“Diabetes mellitus” is the term for “sugar diabetes.” In both dogs and cats, diabetes mellitus affects the concentration of glucose (sugar) in the blood. Diabetes occurs when there is a shortage of insulin, or the body has difficulty using insulin properly.
What is insulin?
Insulin is a hormone secreted by the pancreas which helps cells absorb glucose from the bloodstream.
When your pet eats, food is broken down and used by their body. Carbohydrates are one of these components. Carbohydrates are converted into different types of sugars including, you guessed it, glucose. Typically, the glucose is absorbed into the bloodstream and then travels to other cells to be absorbed and used as energy. This process only occurs when there is insulin. Without insulin, the glucose remains in the bloodstream and builds up. Because of this, your dog or cat may always act hungry or constantly eat, but be malnourished and possibly lose weight.
Signs of Diabetes:
- Polydipsia – drinking more water than usual
- Polyuria – urinating more frequently, producing more urine per day, or having accidents in the house
- Polyphagia – always acting hungry, but maintains or loses weight
- Cloudy eyes (dogs)
- Less active or sleeping more (cats)
- Thinning, dry, or dull hair (cats)
Your vet will as about those signs and evaluate your dog’s general health to rule out any other conditions. They will test your dog’s urine for the presence of glucose and ketones (acid that appears in the urine when there is an insulin shortage). Then the vet will measure the dog’s blood glucose concentration.
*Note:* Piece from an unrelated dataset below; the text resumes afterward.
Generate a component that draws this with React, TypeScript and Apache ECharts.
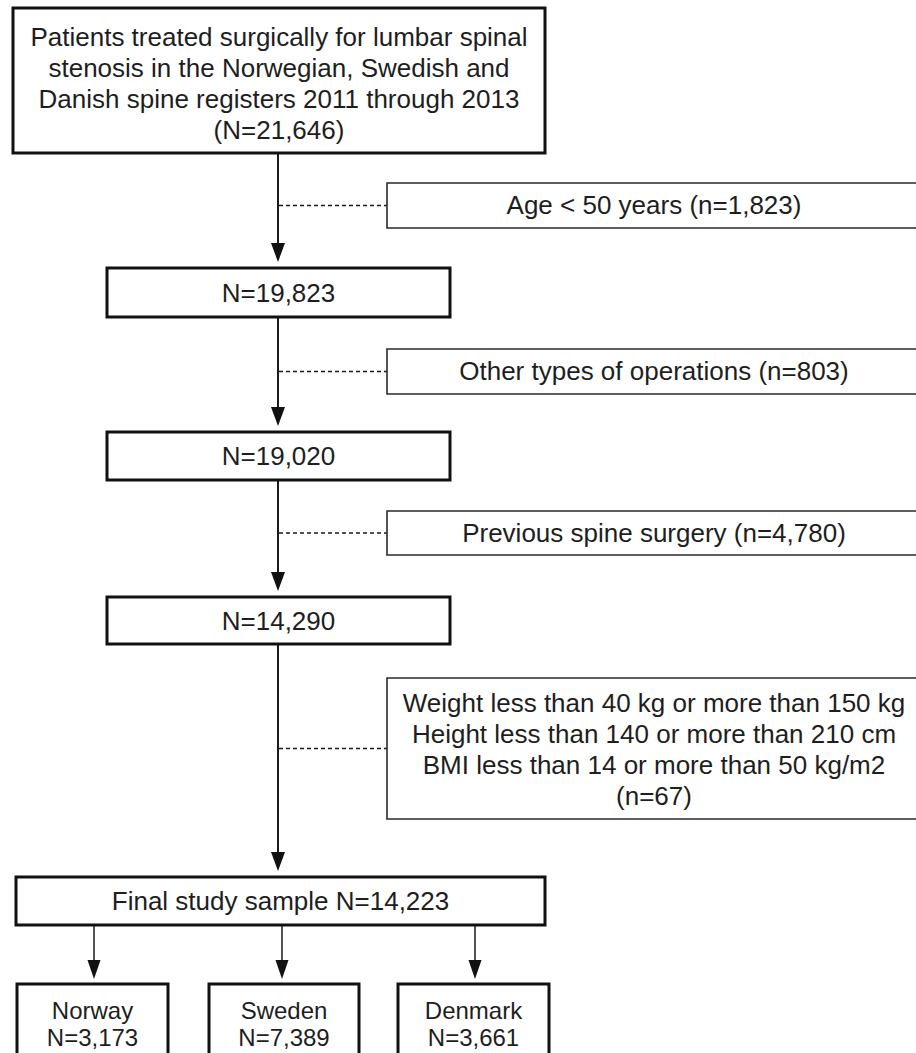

A diagnosis of diabetes is definite only when there is glucose in the urine and when glucose is highly concentrated in the blood.
Your vet will ask about the signs and evaluate your cat’s overall health to rule out any other conditions. Their urine may be tested for the presence of glucose, ketones, and/or a urinary tract infection. If there is glucose present in the urine, your vet will test the cat’s blood for its glucose concentration and fructosamine concentration. Fructosamine is elevated when the blood glucose concentration has been higher than normal.
A diagnosis of diabetes is definite only when glucose is found at a high concentration in both the blood and urine.
The goal of managing diabetes is to keep the glucose concentrations regulated, to avoid spikes and drops in the levels, and to reduce (or eliminate) the signs of diabetes, including excessive thirst and urination. Although diabetes cannot be cured, it can be successfully managed with daily insulin injections and diet and lifestyle changes.
Daily insulin injections are often needed to restore pets’ insulin level and manage the blood glucose concentrations. The insulin requirements are different for every pet, so you will need to work with your vet to determine the correct treatment regimen.
Some diabetic cats may no longer need insulin after a few weeks or months of treatment. This is called clinical remission. Although they may no longer need insulin, this does not mean that the diabetes has been cured. You must still maintain the diet and lifestyle changes to ensure that they remain healthy. Insulin may be required again at a later date.
If your pet does need insulin injections, you will need to learn how to administer them. Your vet can teach you this. While it may be nerve-racking at first, you will become more comfortable as you continue to do it.
Monitoring your pet’s blood glucose concentration is an important part of managing their diabetes. Your vet will work with you to determine which monitoring method is best for your pet. These methods include urine glucose and ketone test strips or blood glucose meters.
Just like with humans, diet plays an important role in managing your pet’s diabetes. Ideally, your pet should be fed the exact same diet at the same time every day.
Dogs – A diabetic dog’s diet should include a source of good-quality protein, complex carbohydrates, and dietary fiber. Their diet also usually has a low fat content.
Cats – A diabetic cat requires high levels of good-quality protein in their diet. They use this protein for energy. Their diet should also be low carbohydrate.
Overall, your diabetic pet’s diet should be nutritious, minimize fluctuation in blood glucose, and help them maintain a healthy weight. There are many different dog and cat foods that work for a diabetic diet. Your veterinarian is always available to guide you in the right direction when it comes to the best food for your pet’s needs.
Regular check-up with your vet will help you stay on track and make sure you are properly managing your dog’s or cat’s diabetes.
Canine and feline diabetes is relatively common. Anywhere between 1 in 100 to 1 in 500 dogs will develop diabetes. This is the same probability for cats.
With consistent and effective treatment and management, a diabetic cat or dog should have the same expected life span as a non-diabetic dog or cat of the same age.